═══ Provided data

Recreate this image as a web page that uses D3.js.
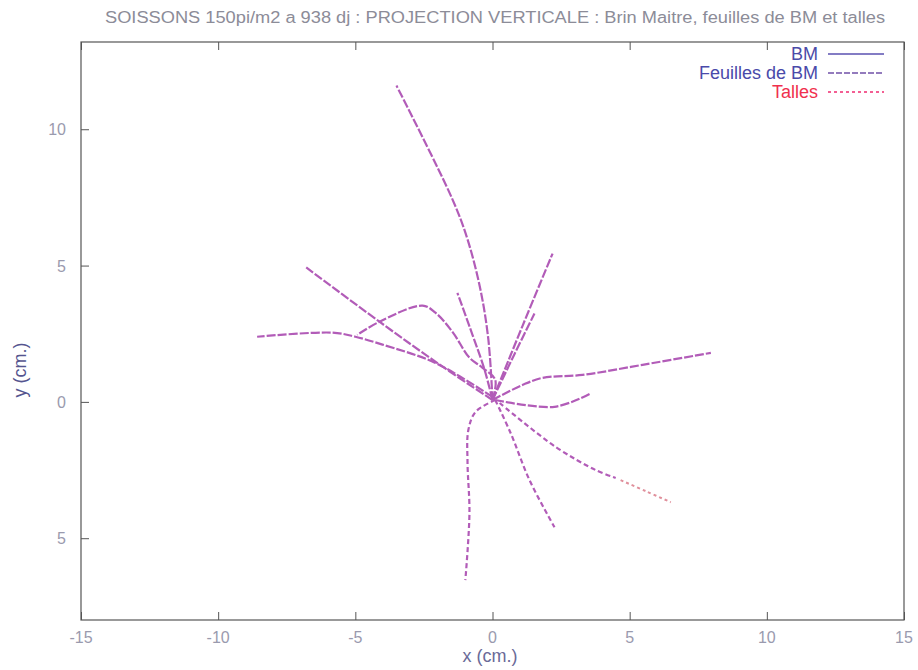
<!DOCTYPE html>
<html lang="fr">
<head>
    <meta charset="UTF-8">
    <title>Projection verticale</title>
    <script src="https://d3js.org/d3.v7.min.js"></script>
    <style>
        body { margin: 0; background: #fff; }
        text { font-family: "Liberation Sans", Arial, sans-serif; }
    </style>
</head>
<body>
<svg width="918" height="670"></svg>
<script>
    // ticks
    var xTicks = [-15, -10, -5, 0, 5, 10, 15];
    var yTicks = [10, 5, 0, -5];
    var yTickLabels = ['10', '5', '0', '5']; // le scan perd le signe moins

    // BM (brin maitre) et feuilles : [x, y] en cm
    var feuilles = [
        [[0, 0.07], [-0.15, 2.28], [-0.44, 4.12], [-0.91, 5.96], [-1.46, 7.43], [-3.5, 11.6]],
        [[0, 0.07], [1.1, 2.8], [2.19, 5.44]],
        [[0, 0.07], [0.8, 1.75], [1.53, 3.24]],
        [[0, 0.07], [-0.29, 1.18], [-0.73, 2.46], [-1.28, 4.0]],
        [[0, 0.07], [-1.83, 1.3], [-4.12, 2.94], [-6.79, 4.93]],
        [[0, 0.18], [-2.08, 1.43], [-4.01, 2.10], [-5.0, 2.39], [-5.84, 2.54], [-8.58, 2.39]],
        [[0, 0.07], [0.1, 0.81], [-0.36, 1.25], [-0.84, 1.62], [-1.46, 2.57], [-2.08, 3.27], [-2.55, 3.53], [-4.12, 2.94], [-4.93, 2.46]],
        [[0, 0.07], [1.09, 0.62], [1.82, 0.88], [3.28, 0.99], [5.47, 1.36], [7.96, 1.8]],
        [[0.1, 0.07], [2.26, -0.18], [3.54, 0.29]]
    ];
    var feuillesBas = [
        [[0.1, 0.07], [-0.62, -0.37], [-0.88, -1.03], [-0.91, -2.24], [-0.84, -4.08], [-0.99, -6.54]],
        [[0.1, 0.07], [0.66, -1.14], [1.35, -2.87], [2.26, -4.6]],
        [[0.26, -0.04], [2.3, -1.65], [3.76, -2.5], [4.49, -2.79]]
    ];
    var talles = [
        [[4.67, -2.87], [5.6, -3.28], [6.5, -3.68]]
    ];

    var svg = d3.select('svg');
    var pLeft = 81, pRight = 904, pTop = 42, pBottom = 620;

    var x = d3.scaleLinear().domain([-15, 15]).range([pLeft, pRight]);
    var y = d3.scaleLinear().domain([-8, 13.2]).range([pBottom, pTop]);

    // cadre
    svg.append('rect')
        .attr('x', pLeft).attr('y', pTop)
        .attr('width', pRight - pLeft).attr('height', pBottom - pTop)
        .attr('fill', 'none').attr('stroke', '#555').attr('stroke-width', 1.2);

    // axes (ticks vers l'interieur)
    svg.append('g').attr('transform', 'translate(0,' + pBottom + ')')
        .call(d3.axisTop(x).tickValues(xTicks).tickSize(8).tickFormat(''))
        .call(function (g) { g.select('.domain').remove(); });
    svg.append('g').attr('transform', 'translate(0,' + pTop + ')')
        .call(d3.axisBottom(x).tickValues(xTicks).tickSize(8).tickFormat(''))
        .call(function (g) { g.select('.domain').remove(); });
    svg.append('g').attr('transform', 'translate(' + pLeft + ',0)')
        .call(d3.axisRight(y).tickValues(yTicks).tickSize(8).tickFormat(''))
        .call(function (g) { g.select('.domain').remove(); });
    svg.selectAll('.tick line').attr('stroke', '#555');

    svg.append('g').selectAll('text').data(xTicks).enter().append('text')
        .attr('x', function (d) { return x(d); })
        .attr('y', pBottom + 23)
        .attr('text-anchor', 'middle')
        .attr('font-size', 16).attr('fill', '#9a9aae')
        .text(function (d) { return d; });

    svg.append('g').selectAll('text').data(yTicks).enter().append('text')
        .attr('x', 66)
        .attr('y', function (d) { return y(d) + 6; })
        .attr('text-anchor', 'end')
        .attr('font-size', 16).attr('fill', '#9a9aae')
        .text(function (d, i) { return yTickLabels[i]; });

    // titres
    svg.append('text').attr('x', 105).attr('y', 23)
        .attr('textLength', 780).attr('lengthAdjust', 'spacingAndGlyphs')
        .attr('font-size', 16).attr('fill', '#8c8c98')
        .text('SOISSONS 150pi/m2 a 938 dj : PROJECTION VERTICALE : Brin Maitre, feuilles de BM et talles');
    svg.append('text').attr('x', 490).attr('y', 662).attr('text-anchor', 'middle')
        .attr('font-size', 18).attr('fill', '#6a6a98')
        .text('x (cm.)');
    svg.append('text').attr('transform', 'translate(26,370) rotate(-90)')
        .attr('text-anchor', 'middle')
        .attr('font-size', 18).attr('fill', '#55558f')
        .text('y (cm.)');

    var line = d3.line()
        .x(function (d) { return x(d[0]); })
        .y(function (d) { return y(d[1]); })
        .curve(d3.curveCatmullRom);

    var purple = '#b25cb8';
    svg.append('g').selectAll('path').data(feuilles).enter().append('path')
        .attr('d', line).attr('fill', 'none')
        .attr('stroke', purple).attr('stroke-width', 2.2)
        .attr('stroke-dasharray', '9,2');
    svg.append('g').selectAll('path').data(feuillesBas).enter().append('path')
        .attr('d', line).attr('fill', 'none')
        .attr('stroke', purple).attr('stroke-width', 2.2)
        .attr('stroke-dasharray', '5,3');
    svg.append('g').selectAll('path').data(talles).enter().append('path')
        .attr('d', line).attr('fill', 'none')
        .attr('stroke', '#e0909c').attr('stroke-width', 2)
        .attr('stroke-dasharray', '3,3');

    // legende
    var legend = [
        { name: 'BM', color: '#4b4ba8', stroke: '#5a50b0', dash: null },
        { name: 'Feuilles de BM', color: '#4a4aaa', stroke: '#7050a8', dash: '6,2' },
        { name: 'Talles', color: '#f0304e', stroke: '#f02a70', dash: '3,3' }
    ];
    var lg = svg.append('g').selectAll('g').data(legend).enter().append('g')
        .attr('transform', function (d, i) { return 'translate(0,' + (54 + i * 19) + ')'; });
    lg.append('text').attr('x', 818).attr('y', 6).attr('text-anchor', 'end')
        .attr('font-size', 18).attr('fill', function (d) { return d.color; })
        .text(function (d) { return d.name; });
    lg.append('line').attr('x1', 828).attr('x2', 884)
        .attr('stroke', function (d) { return d.stroke; }).attr('stroke-width', 1.5)
        .attr('stroke-dasharray', function (d) { return d.dash; });
</script>
</body>
</html>
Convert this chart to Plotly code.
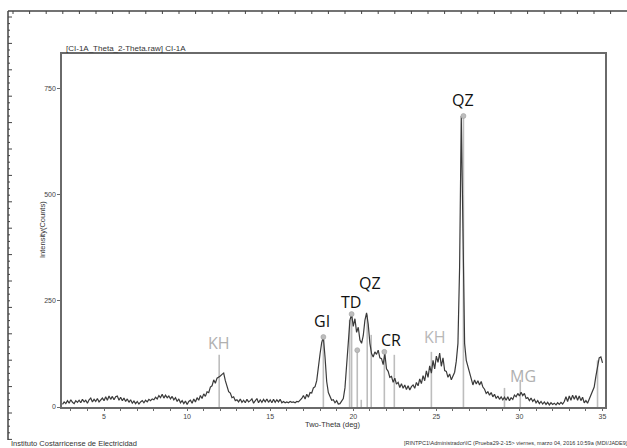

══════

### Exercise prompt
Copy the records above exactly. The pictures are not part of the copy.

### The answer
Recreate this image as a web page that uses D3.js.
<!DOCTYPE html>
<html lang="fr">
<head>
    <meta charset="UTF-8">
    <title>Projection verticale</title>
    <script src="https://d3js.org/d3.v7.min.js"></script>
    <style>
        body { margin: 0; background: #fff; }
        text { font-family: "Liberation Sans", Arial, sans-serif; }
    </style>
</head>
<body>
<svg width="918" height="670"></svg>
<script>
    // ticks
    var xTicks = [-15, -10, -5, 0, 5, 10, 15];
    var yTicks = [10, 5, 0, -5];
    var yTickLabels = ['10', '5', '0', '5']; // le scan perd le signe moins

    // BM (brin maitre) et feuilles : [x, y] en cm
    var feuilles = [
        [[0, 0.07], [-0.15, 2.28], [-0.44, 4.12], [-0.91, 5.96], [-1.46, 7.43], [-3.5, 11.6]],
        [[0, 0.07], [1.1, 2.8], [2.19, 5.44]],
        [[0, 0.07], [0.8, 1.75], [1.53, 3.24]],
        [[0, 0.07], [-0.29, 1.18], [-0.73, 2.46], [-1.28, 4.0]],
        [[0, 0.07], [-1.83, 1.3], [-4.12, 2.94], [-6.79, 4.93]],
        [[0, 0.18], [-2.08, 1.43], [-4.01, 2.10], [-5.0, 2.39], [-5.84, 2.54], [-8.58, 2.39]],
        [[0, 0.07], [0.1, 0.81], [-0.36, 1.25], [-0.84, 1.62], [-1.46, 2.57], [-2.08, 3.27], [-2.55, 3.53], [-4.12, 2.94], [-4.93, 2.46]],
        [[0, 0.07], [1.09, 0.62], [1.82, 0.88], [3.28, 0.99], [5.47, 1.36], [7.96, 1.8]],
        [[0.1, 0.07], [2.26, -0.18], [3.54, 0.29]]
    ];
    var feuillesBas = [
        [[0.1, 0.07], [-0.62, -0.37], [-0.88, -1.03], [-0.91, -2.24], [-0.84, -4.08], [-0.99, -6.54]],
        [[0.1, 0.07], [0.66, -1.14], [1.35, -2.87], [2.26, -4.6]],
        [[0.26, -0.04], [2.3, -1.65], [3.76, -2.5], [4.49, -2.79]]
    ];
    var talles = [
        [[4.67, -2.87], [5.6, -3.28], [6.5, -3.68]]
    ];

    var svg = d3.select('svg');
    var pLeft = 81, pRight = 904, pTop = 42, pBottom = 620;

    var x = d3.scaleLinear().domain([-15, 15]).range([pLeft, pRight]);
    var y = d3.scaleLinear().domain([-8, 13.2]).range([pBottom, pTop]);

    // cadre
    svg.append('rect')
        .attr('x', pLeft).attr('y', pTop)
        .attr('width', pRight - pLeft).attr('height', pBottom - pTop)
        .attr('fill', 'none').attr('stroke', '#555').attr('stroke-width', 1.2);

    // axes (ticks vers l'interieur)
    svg.append('g').attr('transform', 'translate(0,' + pBottom + ')')
        .call(d3.axisTop(x).tickValues(xTicks).tickSize(8).tickFormat(''))
        .call(function (g) { g.select('.domain').remove(); });
    svg.append('g').attr('transform', 'translate(0,' + pTop + ')')
        .call(d3.axisBottom(x).tickValues(xTicks).tickSize(8).tickFormat(''))
        .call(function (g) { g.select('.domain').remove(); });
    svg.append('g').attr('transform', 'translate(' + pLeft + ',0)')
        .call(d3.axisRight(y).tickValues(yTicks).tickSize(8).tickFormat(''))
        .call(function (g) { g.select('.domain').remove(); });
    svg.selectAll('.tick line').attr('stroke', '#555');

    svg.append('g').selectAll('text').data(xTicks).enter().append('text')
        .attr('x', function (d) { return x(d); })
        .attr('y', pBottom + 23)
        .attr('text-anchor', 'middle')
        .attr('font-size', 16).attr('fill', '#9a9aae')
        .text(function (d) { return d; });

    svg.append('g').selectAll('text').data(yTicks).enter().append('text')
        .attr('x', 66)
        .attr('y', function (d) { return y(d) + 6; })
        .attr('text-anchor', 'end')
        .attr('font-size', 16).attr('fill', '#9a9aae')
        .text(function (d, i) { return yTickLabels[i]; });

    // titres
    svg.append('text').attr('x', 105).attr('y', 23)
        .attr('textLength', 780).attr('lengthAdjust', 'spacingAndGlyphs')
        .attr('font-size', 16).attr('fill', '#8c8c98')
        .text('SOISSONS 150pi/m2 a 938 dj : PROJECTION VERTICALE : Brin Maitre, feuilles de BM et talles');
    svg.append('text').attr('x', 490).attr('y', 662).attr('text-anchor', 'middle')
        .attr('font-size', 18).attr('fill', '#6a6a98')
        .text('x (cm.)');
    svg.append('text').attr('transform', 'translate(26,370) rotate(-90)')
        .attr('text-anchor', 'middle')
        .attr('font-size', 18).attr('fill', '#55558f')
        .text('y (cm.)');

    var line = d3.line()
        .x(function (d) { return x(d[0]); })
        .y(function (d) { return y(d[1]); })
        .curve(d3.curveCatmullRom);

    var purple = '#b25cb8';
    svg.append('g').selectAll('path').data(feuilles).enter().append('path')
        .attr('d', line).attr('fill', 'none')
        .attr('stroke', purple).attr('stroke-width', 2.2)
        .attr('stroke-dasharray', '9,2');
    svg.append('g').selectAll('path').data(feuillesBas).enter().append('path')
        .attr('d', line).attr('fill', 'none')
        .attr('stroke', purple).attr('stroke-width', 2.2)
        .attr('stroke-dasharray', '5,3');
    svg.append('g').selectAll('path').data(talles).enter().append('path')
        .attr('d', line).attr('fill', 'none')
        .attr('stroke', '#e0909c').attr('stroke-width', 2)
        .attr('stroke-dasharray', '3,3');

    // legende
    var legend = [
        { name: 'BM', color: '#4b4ba8', stroke: '#5a50b0', dash: null },
        { name: 'Feuilles de BM', color: '#4a4aaa', stroke: '#7050a8', dash: '6,2' },
        { name: 'Talles', color: '#f0304e', stroke: '#f02a70', dash: '3,3' }
    ];
    var lg = svg.append('g').selectAll('g').data(legend).enter().append('g')
        .attr('transform', function (d, i) { return 'translate(0,' + (54 + i * 19) + ')'; });
    lg.append('text').attr('x', 818).attr('y', 6).attr('text-anchor', 'end')
        .attr('font-size', 18).attr('fill', function (d) { return d.color; })
        .text(function (d) { return d.name; });
    lg.append('line').attr('x1', 828).attr('x2', 884)
        .attr('stroke', function (d) { return d.stroke; }).attr('stroke-width', 1.5)
        .attr('stroke-dasharray', function (d) { return d.dash; });
</script>
</body>
</html>
Convert this chart to Plotly code.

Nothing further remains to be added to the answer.